Nuts and Bolts Music
By Jane Mitchell

Mivos Quartet, photo by Ralf Puder and Nana Franck

Composer David Lang despises the belief that success can be achieved by pushing your colleagues “under a bus.”  He made this expressly clear from the beginning of Creating New Music, a six-day workshop he designed to encourage open dialogue and collaboration between new music ensembles and young composers.  I have been following one of the ensemble-composer pairs selected for this workshop: the Mivos Quartet and Robert Honstein ['04BA, '10MMA].

I joined the Mivos quartet last Saturday for a late afternoon rehearsal of Arctic, Honstein’s new piece.  The Mivos were jovial and relaxed, despite being observed by two members of International Contemporary Ensemble (ICE), three cameramen, and a bright blue cello case.  “It’s way less cramped than where we usually rehearse,” explained the cellist, Mariel Roberts.  (The quartet takes turns hosting rehearsals in their NYC apartments.  And when they are on tour?  “Oh, they always put us in some cave,” quips the violist, Victor Lowrie.)

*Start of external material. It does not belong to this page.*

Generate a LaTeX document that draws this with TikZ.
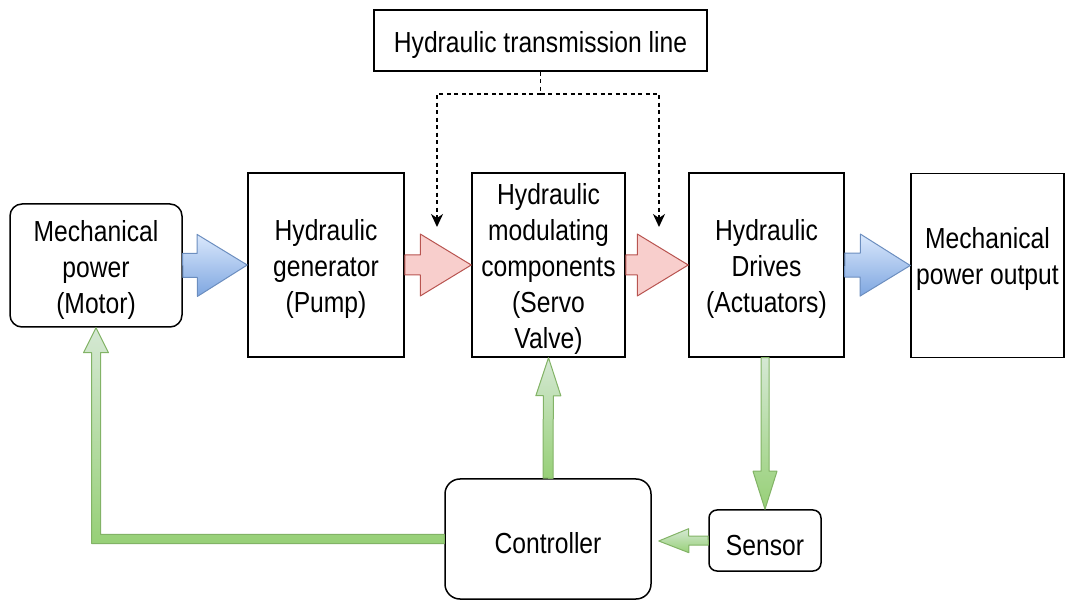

"Sunburn Series" by Chris McCaw

“Sunburn Series” by Chris McCaw

Arctic is inspired by a pair of photographs from Chris McCaw’s Sunburn series, a study of the effect of over-exposure on photo paper.  In the giant, twelve panel works, the sun has seared its way across the sky, creating a sine wave over a barren, faded Alaskan landscape.  Honstein began his compositional process by devising a structure: he would juxtapose two movements, the first energetic and compact, the second sparse and expansive.  Four weeks later, he completed “Midnight Sun,” depicting the perpetual sunlight of arctic summer, and “Polar Night,” depicting the unending darkness of arctic winter.